The precise imagery comes from the Temple context: neilah refers specifically to the locking of the Temple gates at the close of day. The prayer was originally recited at the moment when the Temple gates were being shut for the evening, marking the final opportunity for that day's penitential approach. After the Temple's destruction in 70 CE, Neilah became part of the Yom Kippur structure, and the gates became metaphorical — but the urgency of the metaphor intensified rather than diminished.
What Changes in the Neilah Prayer
Neilah modifies the language of the earlier Yom Kippur prayers in one significant way: throughout the day, the congregation prays to be inscribed in the Book of Life (katvenu). At Neilah, the language shifts to being sealed (chotmenu). This is the textual marker of finality — the moment when inscription gives way to sealing, when what has been written becomes permanent. The congregation standing at Neilah is standing at the edge of the decision.
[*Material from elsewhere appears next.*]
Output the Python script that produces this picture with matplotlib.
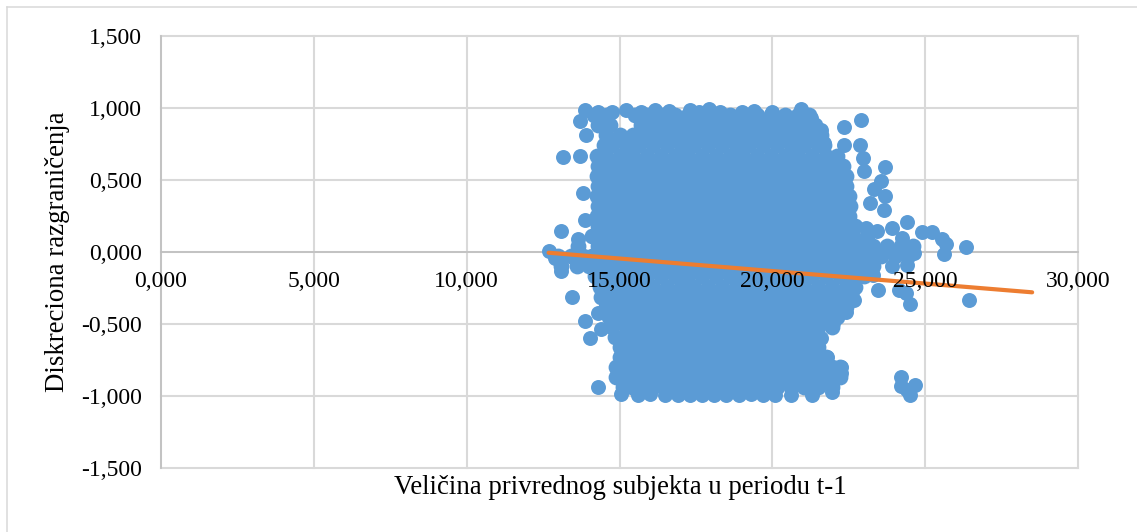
import matplotlib
matplotlib.use("Agg")
import matplotlib.pyplot as plt
from matplotlib.lines import Line2D

plt.rcParams['font.family'] = ['Liberation Serif', 'DejaVu Serif']

x_ticks = [0, 5, 10, 15, 20, 25, 30]
x_tick_labels = ['0,000', '5,000', '10,000', '15,000', '20,000', '25,000', '30,000']
y_ticks = [-1.5, -1.0, -0.5, 0, 0.5, 1.0, 1.5]
y_tick_labels = ['-1,500', '-1,000', '-0,500', '0,000', '0,500', '1,000', '1,500']
x_title = 'Veličina privrednog subjekta u periodu t-1'
y_title = 'Diskreciona razgraničenja'

# Dense body of the cloud, read band by band
band_y = [0.95, 0.88, 0.81, 0.74, 0.67, 0.60, 0.53, 0.46, 0.39, 0.32, 0.25, 0.18, 0.11, 0.04,
          -0.03, -0.10, -0.17, -0.24, -0.31, -0.38, -0.45, -0.52, -0.59, -0.66, -0.73, -0.80, -0.87, -0.94]
band_x = [
 [14.15,14.6,15.5,15.9,16.35,16.8,17.25,17.7,18.15,18.6,19.05,19.5,19.95,20.4,20.85,21.2],
 [14.3,14.7,15.7,16.1,16.55,17.0,17.45,17.9,18.35,18.8,19.25,19.7,20.15,20.6,21.05,21.4],
 [14.55,15.0,15.45,15.9,16.35,16.8,17.25,17.7,18.15,18.6,19.05,19.5,19.95,20.4,20.85,21.3,21.6],
 [14.5,14.75,15.2,15.65,16.1,16.55,17.0,17.45,17.9,18.35,18.8,19.25,19.7,20.15,20.6,21.05,21.5,21.7],
 [14.25,14.55,15.0,15.45,15.9,16.35,16.8,17.25,17.7,18.15,18.6,19.05,19.5,19.95,20.4,20.85,21.3,21.75,22.1],
 [14.3,14.75,15.2,15.65,16.1,16.55,17.0,17.45,17.9,18.35,18.8,19.25,19.7,20.15,20.6,21.05,21.5,21.95,22.3],
 [14.25,14.55,15.0,15.45,15.9,16.35,16.8,17.25,17.7,18.15,18.6,19.05,19.5,19.95,20.4,20.85,21.3,21.75,22.2,22.4],
 [14.3,14.75,15.2,15.65,16.1,16.55,17.0,17.45,17.9,18.35,18.8,19.25,19.7,20.15,20.6,21.05,21.5,21.95,22.4],
 [14.25,14.55,15.0,15.45,15.9,16.35,16.8,17.25,17.7,18.15,18.6,19.05,19.5,19.95,20.4,20.85,21.3,21.75,22.2,22.5],
 [14.3,14.75,15.2,15.65,16.1,16.55,17.0,17.45,17.9,18.35,18.8,19.25,19.7,20.15,20.6,21.05,21.5,21.95,22.4,22.55],
 [14.25,14.55,15.0,15.45,15.9,16.35,16.8,17.25,17.7,18.15,18.6,19.05,19.5,19.95,20.4,20.85,21.3,21.75,22.2,22.5],
 [14.3,14.75,15.2,15.65,16.1,16.55,17.0,17.45,17.9,18.35,18.8,19.25,19.7,20.15,20.6,21.05,21.5,21.95,22.4,22.7],
 [14.1,14.55,15.0,15.45,15.9,16.35,16.8,17.25,17.7,18.15,18.6,19.05,19.5,19.95,20.4,20.85,21.3,21.75,22.2,22.65,23.1],
 [13.65,14.3,14.75,15.2,15.65,16.1,16.55,17.0,17.45,17.9,18.35,18.8,19.25,19.7,20.15,20.6,21.05,21.5,21.95,22.4,22.85,23.3,23.75,24.2,24.6],
 [13.0,13.4,13.8,14.1,14.55,15.0,15.45,15.9,16.35,16.8,17.25,17.7,18.15,18.6,19.05,19.5,19.95,20.4,20.85,21.3,21.75,22.2,22.65,23.1,23.55,24.0,24.45],
 [13.1,13.6,14.0,14.3,14.75,15.2,15.65,16.1,16.55,17.0,17.45,17.9,18.35,18.8,19.25,19.7,20.15,20.6,21.05,21.5,21.95,22.4,22.85,23.3],
 [14.2,14.55,15.0,15.45,15.9,16.35,16.8,17.25,17.7,18.15,18.6,19.05,19.5,19.95,20.4,20.85,21.3,21.75,22.2,22.65,23.0],
 [14.35,14.75,15.2,15.65,16.1,16.55,17.0,17.45,17.9,18.35,18.8,19.25,19.7,20.15,20.6,21.05,21.5,21.95,22.4,22.7],
 [14.4,14.55,15.0,15.45,15.9,16.35,16.8,17.25,17.7,18.15,18.6,19.05,19.5,19.95,20.4,20.85,21.3,21.75,22.2,22.55],
 [14.55,14.75,15.2,15.65,16.1,16.55,17.0,17.45,17.9,18.35,18.8,19.25,19.7,20.15,20.6,21.05,21.5,21.95,22.4],
 [14.65,15.0,15.45,15.9,16.35,16.8,17.25,17.7,18.15,18.6,19.05,19.5,19.95,20.4,20.85,21.3,21.75,22.1],
 [14.75,15.2,15.65,16.1,16.55,17.0,17.45,17.9,18.35,18.8,19.25,19.7,20.15,20.6,21.05,21.5,21.95],
 [14.85,15.2,15.45,15.9,16.35,16.8,17.25,17.7,18.15,18.6,19.05,19.5,19.95,20.4,20.85,21.3,21.5],
 [15.0,15.2,15.65,16.1,16.55,17.0,17.45,17.9,18.35,18.8,19.25,19.7,20.15,20.6,21.05,21.5],
 [15.0,15.45,15.9,16.35,16.8,17.25,17.7,18.15,18.6,19.05,19.5,19.95,20.4,20.85,21.3,21.75],
 [14.9,15.2,15.65,16.1,16.55,17.0,17.45,17.9,18.35,18.8,19.25,19.7,20.15,20.6,21.05,21.5,21.95,22.2],
 [14.9,15.3,15.45,15.9,16.35,16.8,17.25,17.7,18.15,18.6,19.05,19.5,19.95,20.4,20.85,21.3,21.75,22.2],
 [15.1,15.4,15.65,16.1,16.55,17.0,17.45,17.9,18.35,18.8,19.25,19.7,20.15,20.6,21.05,21.5,21.95],
]

# Edge points read one by one
edge_x = [13.86,14.3,14.75,15.2,15.7,16.17,16.63,17.3,17.6,17.94,18.3,18.6,19.0,19.4,20.0,20.5,20.94,21.27,21.6,
          13.7,13.92,13.15,13.72,13.8,13.86,13.07,13.63,12.68,12.88,13.07,
          13.43,13.86,14.3,14.05,14.38,14.3,15.06,
          22.9,22.35,21.7,22.35,22.87,22.95,23.0,23.68,23.55,23.33,23.68,23.2,23.66,24.4,23.9,23.43,23.07,
          24.9,25.23,25.56,25.69,25.62,26.34,24.64,24.4,24.25,23.9,23.3,23.46,24.15,24.37,24.5,26.44,
          22.6,22.68,22.4,22.0,21.6,21.8,22.25,22.25,21.96,21.3,24.2,24.2,24.67,24.4,24.5,
          15.6,16.0,16.5,16.9,17.3,17.7,18.1,18.5,18.9,19.3,19.7,20.1,20.6]
edge_y = [0.986,0.97,0.975,0.985,0.97,0.985,0.98,0.985,0.975,0.99,0.97,0.95,0.975,0.98,0.975,0.93,0.99,0.93,0.85,
          0.91,0.81,0.66,0.665,0.41,0.22,0.145,0.09,0.007,-0.04,-0.13,
          -0.31,-0.48,-0.425,-0.595,-0.535,-0.935,-0.985,
          0.92,0.87,0.76,0.74,0.74,0.65,0.56,0.59,0.495,0.44,0.39,0.34,0.29,0.21,0.17,0.145,0.165,
          0.14,0.14,0.09,0.055,-0.014,0.035,-0.007,-0.09,0.1,-0.1,-0.16,-0.265,-0.265,-0.285,-0.36,-0.335,
          -0.28,-0.335,-0.415,-0.495,-0.6,-0.73,-0.8,-0.84,-0.97,-0.99,-0.87,-0.93,-0.925,-0.96,-0.99,
          -0.99,-0.985,-0.995,-0.99,-0.995,-0.99,-0.995,-0.99,-0.995,-0.985,-0.995,-0.99,-0.995]

trend_x = [12.68, 28.5]
trend_y = [-0.005, -0.28]

W, H = 1137, 532
fig = plt.figure(figsize=(W/100, H/100), dpi=100, facecolor='white')
# Only the top and left edges of the chart frame fall inside the picture
fig.add_artist(Line2D([7/W, 1], [1-7/H, 1-7/H], transform=fig.transFigure, color='#D9D9D9', linewidth=1.1))
fig.add_artist(Line2D([7/W, 7/W], [0, 1-7/H], transform=fig.transFigure, color='#D9D9D9', linewidth=1.1))

ax = fig.add_axes([161/W, 1-468/H, 917/W, 432/H])
ax.set_xlim(0, 30)
ax.set_ylim(-1.5, 1.5)
ax.set_axisbelow(True)
ax.grid(True, color='#D9D9D9', linewidth=1.5, clip_on=False)
ax.set_xticks(x_ticks)
ax.set_yticks(y_ticks)
ax.set_xticklabels([])
ax.set_yticklabels(y_tick_labels, fontsize=17)
ax.tick_params(axis='both', length=0)
ax.tick_params(axis='y', pad=14)
for gl in ax.get_xgridlines() + ax.get_ygridlines():
    gl.set_clip_on(False)
for side in ('top', 'right'):
    ax.spines[side].set_visible(False)
ax.spines['left'].set_color('#BFBFBF')
ax.spines['left'].set_linewidth(1.2)
ax.spines['bottom'].set_position(('data', 0))
ax.spines['bottom'].set_color('#BFBFBF')
ax.spines['bottom'].set_linewidth(1.2)

body_x = [v for xs in band_x for v in xs]
body_y = [y_val for y_val, xs in zip(band_y, band_x) for _ in xs]
ax.scatter(body_x, body_y, s=130, color='#5B9BD5', linewidths=0, zorder=3, clip_on=False)
ax.scatter(edge_x, edge_y, s=116, color='#5B9BD5', linewidths=0, zorder=3, clip_on=False)
ax.plot(trend_x, trend_y, color='#ED7D31', linewidth=3.0, solid_capstyle='round', zorder=4)

for xv, lab in zip(x_ticks, x_tick_labels):
    ax.annotate(lab, xy=(xv, 0), xytext=(0, -21), textcoords='offset points',
                ha='center', va='center', fontsize=17, color='black', zorder=5,
                annotation_clip=False)

fig.text(620.5/W, 1-487/H, x_title, ha='center', va='center', fontsize=19.3, color='black')
fig.text(57/W, 1-252/H, y_title, ha='center', va='center', rotation=90, fontsize=19.3, color='black')

fig.savefig('out.png', dpi=100)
The Vidui — the confessional prayer — is recited at Neilah as it was throughout the day, but with heightened intensity because this is the last chance. The Midrash Aggadah teaches that even at the final moment, teshuvah is possible. The gates are almost closed — not yet fully closed. The tradition insists: there is still time. The urgency of Neilah is not despair but an almost violent hopefulness.
The Physical Experience of Neilah
Neilah is typically the most emotionally intense part of Yom Kippur for observant Jews. After nearly 24 hours of fasting and prayer, the congregation is physically depleted — light-headed, emotionally raw, stripped of the ordinary distractions of food and comfort. The prayers at this point bypass intellectual resistance in a way that earlier in the day they could not. The body's diminishment creates an openness. The Kabbalah texts describe this state as a moment of particular spiritual transparency: the soul's usual armor has been worn down by the day's fast, and it is more fully present than at any other moment.
Synagogues traditionally remain standing throughout Neilah — no sitting allowed. The ark is kept open for the entire service. The standing open ark has its own theology: it is the posture of maximum attention, of not looking away, of acknowledging that this moment cannot be revisited once it passes.
The Final Shofar Blast
Neilah concludes with three declarations: Shema Yisrael (Hear O Israel — the foundational declaration of Jewish faith, recited once), Barukh shem kevod malkhuto l'olam va'ed (Blessed is the name of His glorious kingdom for ever and ever — recited three times), and Adonai Hu HaElohim (The Lord is God — recited seven times). Then a single long blast of the shofar — the tekiah gedolah — is sounded, and the fast ends. The gates have closed. The verdict is sealed. Whatever was opened between Rosh Hashana and this moment is now fixed.
The shofar blast at the end of Neilah is met, in most congregations, with an exhale of almost physical relief. The work is done. The year has been entrusted. The community begins to break the fast together — moving from the most solemn moment of the year directly into the most ordinary one: eating, drinking, returning to life.